Markus Braun, CEO of financial services company wirecard. Photo / AP
Former Wirecard chief executive Markus Braun has been accused by Munich prosecutors of committing a multiyear fraud and arrested for a second time following the June collapse of the German payments group.
The prosecutors now suspect Wirecard's accounting fraud began as early as 2015 when Mr Braun and other suspectsallegedly agreed to inflate Wirecard's revenue in an attempt to deceive investors.
Investigators have broadened their investigation into the downfall of the company to include other former executives, the prosecutors said, with Wirecard's former finance boss, Burkhard Ley, and the group's head of accounting, Stephan von Erffa, taken into custody.
The new arrests mean four Wirecard employees have now been detained by German authorities. Mr Braun's €5m bail has been revoked.
Once a standard-bearer for Germany's tech sector, Wirecard collapsed last month after acknowledging a multiyear accounting fraud and warning that the €1.9bn of cash on its books probably did "not exist".
The new arrests came as the German government revealed that a former official in the German chancellery had personally lobbied for the disgraced payments company, a revelation that could prove embarrassing to the administration of Angela Merkel.
Klaus-Dieter Fritsche, who used to co-ordinate the work of the German intelligence agencies in the chancellery, set up a meeting with Lars-Hendrik Röller, Ms Merkel's senior economic adviser, and senior Wirecard executives in September 2019.
The get-together, on September 11, was attended by Alexander von Knoop, Wirecard's chief financial officer, and Mr Ley, as well as Mr Röller and Mr Fritsche. The chancellery described it as a "getting-to-know-you" session, though Wirecard also informed the officials about its business activities in the Far East.

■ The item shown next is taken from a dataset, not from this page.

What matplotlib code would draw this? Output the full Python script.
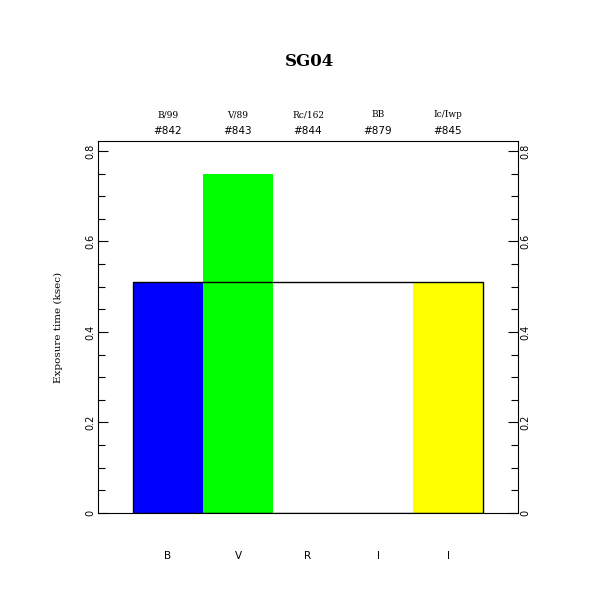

According to a detailed summary of contacts between the chancellery and Wirecard, seen by the FT, Ms Merkel also met one of the company's lobbyists, Karl-Theodor zu Guttenberg, a former German defence minister who is now chairman of Spitzberg Partners, an investment and advisory firm headquartered in New York. The meeting took place on September 3, 2019, ahead of Ms Merkel's 12th official trip to China, and Wirecard came up during their conversation.
Government officials insist that the chancellor was unaware of problems at Wirecard at the time of the trip. However officials have acknowledged that Olaf Scholz, the finance minister, was made aware of suspected irregularities at the company in February 2019 — almost a year and a half before it collapsed.
MPs are to interrupt their summer recess to grill Mr Scholz and economy minister Peter Altmaier at a special session of the Bundestag's finance committee next week. Some opposition politicians have called for a parliamentary inquiry into the regulatory failings that led to the Wirecard debacle. German regulators, including financial watchdog BaFin, have been harshly criticised for failing to act on early warnings on Wirecard.
Munich prosecutors said that in the last five years banks and other investors put €3.2bn into Wirecard. "Due to Wirecard's insolvency, those funds are most probably lost," said Anna Leiding, a prosecutor on the Wirecard investigation. "In interrogations, we were told about a strictly hierarchical system that was shaped by an esprit de corps and pledges of allegiance to the chief executive as a leader."
Mr Braun has previously denied wrongdoing. Lawyers for the former chief executive did not immediately respond to a Financial Times request for comment.
Jan Marsalek, the company's former chief operating officer, has vanished but is wanted under an international arrest warrant.
Earlier this month, Oliver Bellenhaus, the Dubai-based head of a Wirecard subsidiary at the core of the fraud, reported himself to Munich prosecutors. A lawyer for Mr Bellenhaus said last week that Mr Bellenhaus "was facing his individual responsibility — unlike others".
The prosecutors said that one suspect had turned into a chief witness and that this person's co-operation had helped to significantly advance the investigation. A person familiar with the investigation told the Financial Times that Mr Bellenhaus was the chief witness. Mr Bellenhaus's lawyer declined to comment.
Mr Ley, a 61-year-old former banker, was Wirecard's chief financial officer between 2006 and 2017 and, according to his profile on corporate networking site Xing, continued to work as a senior adviser to Wirecard's management board until June 2020. When he retired as CFO in 2017, Mr Braun thanked him for an "extraordinary performance".
Mr von Erffa, who joined Wirecard some nine years ago, alongside Mr Braun, Mr Marsalek, Mr Bellenhaus and other senior Wirecard employees earlier this year briefed KPMG about the arrangements with third parties during a special audit by the accounting firm, according to documents seen by the Financial Times.